> _Exercise task_
Copy the data exactly as it appears, and do not include any pictures.

— START Dataset content —

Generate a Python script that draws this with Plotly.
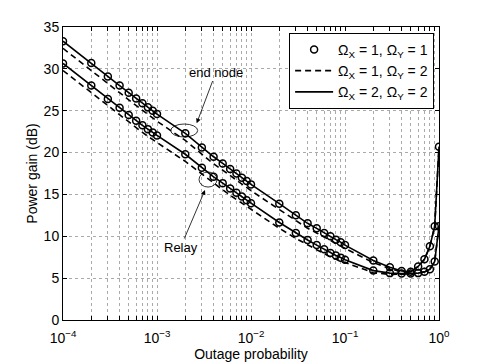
import plotly.graph_objects as go

# outage probability grid (1..9 per decade)
outage = [0.0001, 0.0002, 0.0003, 0.0004, 0.0005, 0.0006, 0.0007, 0.0008, 0.0009,
          0.001, 0.002, 0.003, 0.004, 0.005, 0.006, 0.007, 0.008, 0.009,
          0.01, 0.02, 0.03, 0.04, 0.05, 0.06, 0.07, 0.08, 0.09,
          0.1, 0.2, 0.3, 0.4, 0.5, 0.6, 0.7, 0.8, 0.9,
          1.0]

# end node, Omega_X = Omega_Y (1,1 and 2,2 coincide)
end_node_equal = [33.3, 30.7, 29.1, 28.0, 27.15, 26.45, 25.9, 25.4, 25.0,
                  24.6, 22.3, 20.6, 19.5, 18.7, 18.05, 17.5, 17.0, 16.6,
                  16.2, 13.9, 12.5, 11.55, 10.95, 10.4, 10.0, 9.6, 9.3,
                  8.95, 7.1, 6.3, 5.85, 5.75, 6.4, 7.25, 8.8, 11.2,
                  20.7]
# end node, Omega_X = 1, Omega_Y = 2
end_node_12 = [32.45, 29.85, 28.25, 27.15, 26.3, 25.6, 25.05, 24.55, 24.15,
               23.75, 21.45, 19.75, 18.65, 17.9, 17.25, 16.7, 16.2, 15.8,
               15.45, 13.2, 11.85, 10.95, 10.4, 9.9, 9.5, 9.15, 8.85,
               8.55, 6.85, 6.15, 5.75, 5.7, 6.4, 7.25, 8.8, 11.2,
               20.7]
# relay, Omega_X = Omega_Y
relay_equal = [30.65, 28.0, 26.4, 25.35, 24.5, 23.8, 23.25, 22.8, 22.4,
               22.05, 19.8, 18.2, 17.1, 16.35, 15.7, 15.2, 14.75, 14.3,
               13.95, 11.65, 10.4, 9.55, 8.95, 8.45, 8.0, 7.7, 7.45,
               7.2, 5.9, 5.6, 5.55, 5.55, 5.6, 5.75, 6.05, 7.0,
               11.2]
# relay, Omega_X = 1, Omega_Y = 2
relay_12 = [29.8, 27.15, 25.55, 24.5, 23.65, 22.95, 22.4, 21.95, 21.55,
            21.2, 18.95, 17.4, 16.3, 15.55, 14.9, 14.4, 13.95, 13.55,
            13.2, 10.95, 9.75, 8.95, 8.4, 7.95, 7.5, 7.25, 7.05,
            6.85, 5.65, 5.45, 5.45, 5.5, 5.6, 5.75, 6.05, 7.0,
            11.2]

x_ticktext = ["10<sup>−4</sup>", "", "", "", "", "", "", "", "",
              "10<sup>−3</sup>", "", "", "", "", "", "", "", "",
              "10<sup>−2</sup>", "", "", "", "", "", "", "", "",
              "10<sup>−1</sup>", "", "", "", "", "", "", "", "",
              "10<sup>0</sup>"]
y_ticks = [0, 5, 10, 15, 20, 25, 30, 35]

names = ["Ω<sub>X</sub> = 1, Ω<sub>Y</sub> = 1",
         "Ω<sub>X</sub> = 1, Ω<sub>Y</sub> = 2",
         "Ω<sub>X</sub> = 2, Ω<sub>Y</sub> = 2"]

fig = go.Figure()
for i, ys in enumerate([end_node_equal, relay_equal]):
    fig.add_trace(go.Scatter(x=outage, y=ys, mode="markers", name=names[0],
                             legendgroup="a", showlegend=(i == 0),
                             marker=dict(symbol="circle-open", size=7, color="black",
                                         line=dict(width=1.5, color="black"))))
for i, ys in enumerate([end_node_12, relay_12]):
    fig.add_trace(go.Scatter(x=outage, y=ys, mode="lines", name=names[1],
                             legendgroup="b", showlegend=(i == 0),
                             line=dict(color="black", width=1.6, dash="6px,4px")))
for i, ys in enumerate([end_node_equal, relay_equal]):
    fig.add_trace(go.Scatter(x=outage, y=ys, mode="lines", name=names[2],
                             legendgroup="c", showlegend=(i == 0),
                             line=dict(color="black", width=1.6)))

# ellipses (shape coords on log axes are data values)
fig.add_shape(type="circle", xref="x", yref="y", x0=0.00140, x1=0.00271, y0=21.86, y1=23.41,
              line=dict(color="black", width=0.8))
fig.add_shape(type="circle", xref="x", yref="y", x0=0.00280, x1=0.00435, y0=15.88, y1=17.68,
              line=dict(color="black", width=0.8))

fig.add_annotation(x=-2.578, y=23.5, ax=-2.372, ay=29.62, axref="x", ayref="y",
                   text="end node", showarrow=True, arrowhead=2, arrowsize=1.2,
                   arrowwidth=0.8, arrowcolor="black", font=dict(size=13, color="black"))
fig.add_annotation(x=-2.489, y=15.53, ax=-2.75, ay=8.66, axref="x", ayref="y",
                   text="Relay", showarrow=True, arrowhead=2, arrowsize=1.2,
                   arrowwidth=0.8, arrowcolor="black", font=dict(size=13, color="black"))

axis_common = dict(showline=True, linecolor="black", linewidth=1, mirror="ticks",
                   ticks="inside", ticklen=4, tickcolor="black",
                   showgrid=True, gridcolor="#aaaaaa", griddash="dot", gridwidth=1,
                   zeroline=False, automargin=False,
                   tickfont=dict(size=14, color="black"))
fig.update_xaxes(type="log", range=[-4, 0], tickvals=outage, ticktext=x_ticktext,
                 ticklabelstandoff=5,
                 title=dict(text="Outage probability", font=dict(size=14, color="black"), standoff=0),
                 **axis_common)
fig.update_yaxes(range=[0, 35], tickvals=y_ticks,
                 title=dict(text="Power gain (dB)", font=dict(size=14, color="black"), standoff=2),
                 **axis_common)

# the page body adds an 8px offset, so margins are shifted to keep the plot area in place
fig.update_layout(width=485, height=363, margin=dict(l=55, r=54, t=19, b=51),
                  plot_bgcolor="white", paper_bgcolor="white",
                  font=dict(family="Liberation Sans, Arial, sans-serif", color="black"),
                  legend=dict(x=0.987, y=0.98, xanchor="right", yanchor="top",
                              bgcolor="white", bordercolor="black", borderwidth=1,
                              itemwidth=38,
                              font=dict(size=14, color="black"), tracegroupgap=0))

fig.write_html("out.html")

— END Dataset content —

> _Solution below_
Generate a Python script that draws this with Plotly.
import plotly.graph_objects as go

# outage probability grid (1..9 per decade)
outage = [0.0001, 0.0002, 0.0003, 0.0004, 0.0005, 0.0006, 0.0007, 0.0008, 0.0009,
          0.001, 0.002, 0.003, 0.004, 0.005, 0.006, 0.007, 0.008, 0.009,
          0.01, 0.02, 0.03, 0.04, 0.05, 0.06, 0.07, 0.08, 0.09,
          0.1, 0.2, 0.3, 0.4, 0.5, 0.6, 0.7, 0.8, 0.9,
          1.0]

# end node, Omega_X = Omega_Y (1,1 and 2,2 coincide)
end_node_equal = [33.3, 30.7, 29.1, 28.0, 27.15, 26.45, 25.9, 25.4, 25.0,
                  24.6, 22.3, 20.6, 19.5, 18.7, 18.05, 17.5, 17.0, 16.6,
                  16.2, 13.9, 12.5, 11.55, 10.95, 10.4, 10.0, 9.6, 9.3,
                  8.95, 7.1, 6.3, 5.85, 5.75, 6.4, 7.25, 8.8, 11.2,
                  20.7]
# end node, Omega_X = 1, Omega_Y = 2
end_node_12 = [32.45, 29.85, 28.25, 27.15, 26.3, 25.6, 25.05, 24.55, 24.15,
               23.75, 21.45, 19.75, 18.65, 17.9, 17.25, 16.7, 16.2, 15.8,
               15.45, 13.2, 11.85, 10.95, 10.4, 9.9, 9.5, 9.15, 8.85,
               8.55, 6.85, 6.15, 5.75, 5.7, 6.4, 7.25, 8.8, 11.2,
               20.7]
# relay, Omega_X = Omega_Y
relay_equal = [30.65, 28.0, 26.4, 25.35, 24.5, 23.8, 23.25, 22.8, 22.4,
               22.05, 19.8, 18.2, 17.1, 16.35, 15.7, 15.2, 14.75, 14.3,
               13.95, 11.65, 10.4, 9.55, 8.95, 8.45, 8.0, 7.7, 7.45,
               7.2, 5.9, 5.6, 5.55, 5.55, 5.6, 5.75, 6.05, 7.0,
               11.2]
# relay, Omega_X = 1, Omega_Y = 2
relay_12 = [29.8, 27.15, 25.55, 24.5, 23.65, 22.95, 22.4, 21.95, 21.55,
            21.2, 18.95, 17.4, 16.3, 15.55, 14.9, 14.4, 13.95, 13.55,
            13.2, 10.95, 9.75, 8.95, 8.4, 7.95, 7.5, 7.25, 7.05,
            6.85, 5.65, 5.45, 5.45, 5.5, 5.6, 5.75, 6.05, 7.0,
            11.2]

x_ticktext = ["10<sup>−4</sup>", "", "", "", "", "", "", "", "",
              "10<sup>−3</sup>", "", "", "", "", "", "", "", "",
              "10<sup>−2</sup>", "", "", "", "", "", "", "", "",
              "10<sup>−1</sup>", "", "", "", "", "", "", "", "",
              "10<sup>0</sup>"]
y_ticks = [0, 5, 10, 15, 20, 25, 30, 35]

names = ["Ω<sub>X</sub> = 1, Ω<sub>Y</sub> = 1",
         "Ω<sub>X</sub> = 1, Ω<sub>Y</sub> = 2",
         "Ω<sub>X</sub> = 2, Ω<sub>Y</sub> = 2"]

fig = go.Figure()
for i, ys in enumerate([end_node_equal, relay_equal]):
    fig.add_trace(go.Scatter(x=outage, y=ys, mode="markers", name=names[0],
                             legendgroup="a", showlegend=(i == 0),
                             marker=dict(symbol="circle-open", size=7, color="black",
                                         line=dict(width=1.5, color="black"))))
for i, ys in enumerate([end_node_12, relay_12]):
    fig.add_trace(go.Scatter(x=outage, y=ys, mode="lines", name=names[1],
                             legendgroup="b", showlegend=(i == 0),
                             line=dict(color="black", width=1.6, dash="6px,4px")))
for i, ys in enumerate([end_node_equal, relay_equal]):
    fig.add_trace(go.Scatter(x=outage, y=ys, mode="lines", name=names[2],
                             legendgroup="c", showlegend=(i == 0),
                             line=dict(color="black", width=1.6)))

# ellipses (shape coords on log axes are data values)
fig.add_shape(type="circle", xref="x", yref="y", x0=0.00140, x1=0.00271, y0=21.86, y1=23.41,
              line=dict(color="black", width=0.8))
fig.add_shape(type="circle", xref="x", yref="y", x0=0.00280, x1=0.00435, y0=15.88, y1=17.68,
              line=dict(color="black", width=0.8))

fig.add_annotation(x=-2.578, y=23.5, ax=-2.372, ay=29.62, axref="x", ayref="y",
                   text="end node", showarrow=True, arrowhead=2, arrowsize=1.2,
                   arrowwidth=0.8, arrowcolor="black", font=dict(size=13, color="black"))
fig.add_annotation(x=-2.489, y=15.53, ax=-2.75, ay=8.66, axref="x", ayref="y",
                   text="Relay", showarrow=True, arrowhead=2, arrowsize=1.2,
                   arrowwidth=0.8, arrowcolor="black", font=dict(size=13, color="black"))

axis_common = dict(showline=True, linecolor="black", linewidth=1, mirror="ticks",
                   ticks="inside", ticklen=4, tickcolor="black",
                   showgrid=True, gridcolor="#aaaaaa", griddash="dot", gridwidth=1,
                   zeroline=False, automargin=False,
                   tickfont=dict(size=14, color="black"))
fig.update_xaxes(type="log", range=[-4, 0], tickvals=outage, ticktext=x_ticktext,
                 ticklabelstandoff=5,
                 title=dict(text="Outage probability", font=dict(size=14, color="black"), standoff=0),
                 **axis_common)
fig.update_yaxes(range=[0, 35], tickvals=y_ticks,
                 title=dict(text="Power gain (dB)", font=dict(size=14, color="black"), standoff=2),
                 **axis_common)

# the page body adds an 8px offset, so margins are shifted to keep the plot area in place
fig.update_layout(width=485, height=363, margin=dict(l=55, r=54, t=19, b=51),
                  plot_bgcolor="white", paper_bgcolor="white",
                  font=dict(family="Liberation Sans, Arial, sans-serif", color="black"),
                  legend=dict(x=0.987, y=0.98, xanchor="right", yanchor="top",
                              bgcolor="white", bordercolor="black", borderwidth=1,
                              itemwidth=38,
                              font=dict(size=14, color="black"), tracegroupgap=0))

fig.write_html("out.html")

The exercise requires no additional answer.